Estate planning is an important consideration for individuals in Delaware at many different stages of life. Making a will is one aspect of estate planning that should be done carefully to ensure that the document is upheld in court. Sometimes, the individual making a will wishes to disinherit a family member. However, this may be a reason to challenge a will. The challenge will be less successful if the family member is named in the will. If the will states that no provisions have been made for that family member, it indicates that the omission was deliberate.

Wills need unbiased witnesses. If witnesses have any conflict of interest, then a court might find the will invalid. Witnesses should also be chosen who are reliable enough to testify effectively in case they need to appear in court and say that the individual was not coerced and understand the will.

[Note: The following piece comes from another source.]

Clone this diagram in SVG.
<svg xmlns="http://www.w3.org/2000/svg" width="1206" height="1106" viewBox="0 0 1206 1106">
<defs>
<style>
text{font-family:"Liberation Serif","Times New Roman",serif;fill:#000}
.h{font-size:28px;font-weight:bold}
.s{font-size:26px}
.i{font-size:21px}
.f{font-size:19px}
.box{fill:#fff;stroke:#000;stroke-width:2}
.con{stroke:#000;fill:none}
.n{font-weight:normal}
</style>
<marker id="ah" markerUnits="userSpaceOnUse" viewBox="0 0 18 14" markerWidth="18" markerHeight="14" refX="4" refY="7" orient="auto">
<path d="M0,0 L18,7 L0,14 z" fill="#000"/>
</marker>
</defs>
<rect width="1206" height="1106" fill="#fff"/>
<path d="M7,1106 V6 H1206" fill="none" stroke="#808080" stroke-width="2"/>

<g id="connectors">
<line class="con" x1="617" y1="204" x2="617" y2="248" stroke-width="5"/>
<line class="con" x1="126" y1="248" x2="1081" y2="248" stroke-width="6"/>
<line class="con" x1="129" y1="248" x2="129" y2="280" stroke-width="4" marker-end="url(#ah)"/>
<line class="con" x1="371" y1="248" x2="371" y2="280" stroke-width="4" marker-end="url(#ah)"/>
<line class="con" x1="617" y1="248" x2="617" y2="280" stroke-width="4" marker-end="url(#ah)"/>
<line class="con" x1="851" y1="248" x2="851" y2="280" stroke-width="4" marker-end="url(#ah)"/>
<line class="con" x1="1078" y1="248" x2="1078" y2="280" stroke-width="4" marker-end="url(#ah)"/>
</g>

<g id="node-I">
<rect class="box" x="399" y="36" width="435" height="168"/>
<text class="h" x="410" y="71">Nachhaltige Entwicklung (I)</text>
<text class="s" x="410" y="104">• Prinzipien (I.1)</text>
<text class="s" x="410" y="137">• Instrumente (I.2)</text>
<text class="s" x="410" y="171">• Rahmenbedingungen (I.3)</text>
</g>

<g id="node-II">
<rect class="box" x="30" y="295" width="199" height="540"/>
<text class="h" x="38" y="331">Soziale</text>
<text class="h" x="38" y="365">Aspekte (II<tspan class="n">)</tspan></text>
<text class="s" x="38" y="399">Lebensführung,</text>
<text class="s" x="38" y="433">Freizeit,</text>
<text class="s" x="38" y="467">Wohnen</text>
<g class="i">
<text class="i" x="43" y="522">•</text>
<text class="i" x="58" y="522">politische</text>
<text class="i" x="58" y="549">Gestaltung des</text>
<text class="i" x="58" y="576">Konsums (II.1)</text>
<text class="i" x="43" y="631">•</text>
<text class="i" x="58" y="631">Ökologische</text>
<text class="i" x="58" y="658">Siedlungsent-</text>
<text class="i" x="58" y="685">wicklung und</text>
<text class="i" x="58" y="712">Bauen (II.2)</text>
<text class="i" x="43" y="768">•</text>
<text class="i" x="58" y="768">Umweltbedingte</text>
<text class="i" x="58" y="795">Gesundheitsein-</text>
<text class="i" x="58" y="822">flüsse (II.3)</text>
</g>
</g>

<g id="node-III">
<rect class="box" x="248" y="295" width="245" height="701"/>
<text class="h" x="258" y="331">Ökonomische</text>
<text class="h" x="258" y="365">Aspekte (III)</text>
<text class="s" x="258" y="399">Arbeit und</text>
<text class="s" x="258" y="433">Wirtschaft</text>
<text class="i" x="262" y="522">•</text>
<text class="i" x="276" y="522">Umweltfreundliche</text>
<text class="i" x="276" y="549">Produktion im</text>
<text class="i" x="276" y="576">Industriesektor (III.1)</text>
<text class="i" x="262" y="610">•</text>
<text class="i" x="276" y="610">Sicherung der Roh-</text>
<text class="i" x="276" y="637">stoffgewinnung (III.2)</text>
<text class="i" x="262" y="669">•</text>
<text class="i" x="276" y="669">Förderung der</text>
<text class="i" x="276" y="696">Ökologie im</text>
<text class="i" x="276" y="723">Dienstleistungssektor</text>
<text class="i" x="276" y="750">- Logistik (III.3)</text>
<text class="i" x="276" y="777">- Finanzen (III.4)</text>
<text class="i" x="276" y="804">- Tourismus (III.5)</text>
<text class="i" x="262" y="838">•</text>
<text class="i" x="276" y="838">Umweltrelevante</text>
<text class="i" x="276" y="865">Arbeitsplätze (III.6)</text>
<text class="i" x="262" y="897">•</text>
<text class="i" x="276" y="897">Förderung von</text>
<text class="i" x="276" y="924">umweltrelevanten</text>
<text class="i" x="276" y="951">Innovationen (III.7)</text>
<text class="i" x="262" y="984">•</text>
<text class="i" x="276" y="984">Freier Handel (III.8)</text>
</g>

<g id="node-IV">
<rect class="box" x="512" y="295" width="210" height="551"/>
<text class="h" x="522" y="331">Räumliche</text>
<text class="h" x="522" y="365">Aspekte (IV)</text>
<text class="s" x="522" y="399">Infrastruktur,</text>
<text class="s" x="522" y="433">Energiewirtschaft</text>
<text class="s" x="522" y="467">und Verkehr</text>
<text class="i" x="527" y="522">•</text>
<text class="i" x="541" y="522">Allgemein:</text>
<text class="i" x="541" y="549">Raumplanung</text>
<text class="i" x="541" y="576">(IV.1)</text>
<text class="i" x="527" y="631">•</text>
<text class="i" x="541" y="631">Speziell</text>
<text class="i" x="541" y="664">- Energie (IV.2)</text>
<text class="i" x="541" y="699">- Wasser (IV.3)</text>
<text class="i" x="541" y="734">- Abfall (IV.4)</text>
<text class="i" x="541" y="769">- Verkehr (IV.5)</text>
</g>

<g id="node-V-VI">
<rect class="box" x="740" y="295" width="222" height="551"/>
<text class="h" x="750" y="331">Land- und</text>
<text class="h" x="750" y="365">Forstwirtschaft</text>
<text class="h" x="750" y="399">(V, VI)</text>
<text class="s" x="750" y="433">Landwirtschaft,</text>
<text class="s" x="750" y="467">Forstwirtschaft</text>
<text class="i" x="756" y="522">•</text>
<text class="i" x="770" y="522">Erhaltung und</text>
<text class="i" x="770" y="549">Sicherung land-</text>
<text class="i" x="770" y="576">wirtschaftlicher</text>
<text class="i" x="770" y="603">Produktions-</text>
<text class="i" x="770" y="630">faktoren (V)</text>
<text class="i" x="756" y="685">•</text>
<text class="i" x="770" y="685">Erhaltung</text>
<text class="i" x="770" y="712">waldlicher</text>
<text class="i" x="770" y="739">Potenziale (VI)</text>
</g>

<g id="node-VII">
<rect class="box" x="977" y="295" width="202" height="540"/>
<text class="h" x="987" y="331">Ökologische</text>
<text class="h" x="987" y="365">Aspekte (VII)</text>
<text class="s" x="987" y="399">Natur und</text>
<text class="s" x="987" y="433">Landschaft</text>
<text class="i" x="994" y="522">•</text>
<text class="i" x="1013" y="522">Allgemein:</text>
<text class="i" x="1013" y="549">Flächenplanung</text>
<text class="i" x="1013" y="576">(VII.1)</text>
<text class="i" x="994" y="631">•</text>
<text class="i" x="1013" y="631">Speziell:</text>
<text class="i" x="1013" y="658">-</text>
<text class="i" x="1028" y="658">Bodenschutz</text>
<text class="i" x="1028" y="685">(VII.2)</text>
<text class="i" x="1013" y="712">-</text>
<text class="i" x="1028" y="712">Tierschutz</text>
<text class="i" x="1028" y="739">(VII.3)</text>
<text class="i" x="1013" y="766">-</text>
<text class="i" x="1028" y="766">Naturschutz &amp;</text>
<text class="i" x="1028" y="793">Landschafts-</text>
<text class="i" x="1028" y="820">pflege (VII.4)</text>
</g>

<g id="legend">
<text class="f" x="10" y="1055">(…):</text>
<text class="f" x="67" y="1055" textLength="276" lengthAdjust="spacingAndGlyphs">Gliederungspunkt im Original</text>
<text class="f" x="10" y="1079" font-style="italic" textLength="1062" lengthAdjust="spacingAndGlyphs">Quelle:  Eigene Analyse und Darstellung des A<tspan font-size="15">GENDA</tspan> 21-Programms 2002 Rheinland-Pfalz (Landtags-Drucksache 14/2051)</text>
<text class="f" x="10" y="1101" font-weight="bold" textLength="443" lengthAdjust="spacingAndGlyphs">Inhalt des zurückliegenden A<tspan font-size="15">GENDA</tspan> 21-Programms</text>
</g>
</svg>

Establishing mental competence is another important component of writing a will that holds up. Mental competence does not eliminate someone who suffers from mental illness or another impairment. A person needs to understand who their family members are and what their assets are and that they are choosing beneficiaries to pass those assets on to. They must also understand the general plan for distribution of assets as described in the will. Because of this, the best course of action is to make a will while one is still healthy.

None of these measures will stop a court challenge to a will. However, they may lead to a will that is more likely to hold up against those challenges. An attorney may be able to work with an individual to write a will that observes these precautions.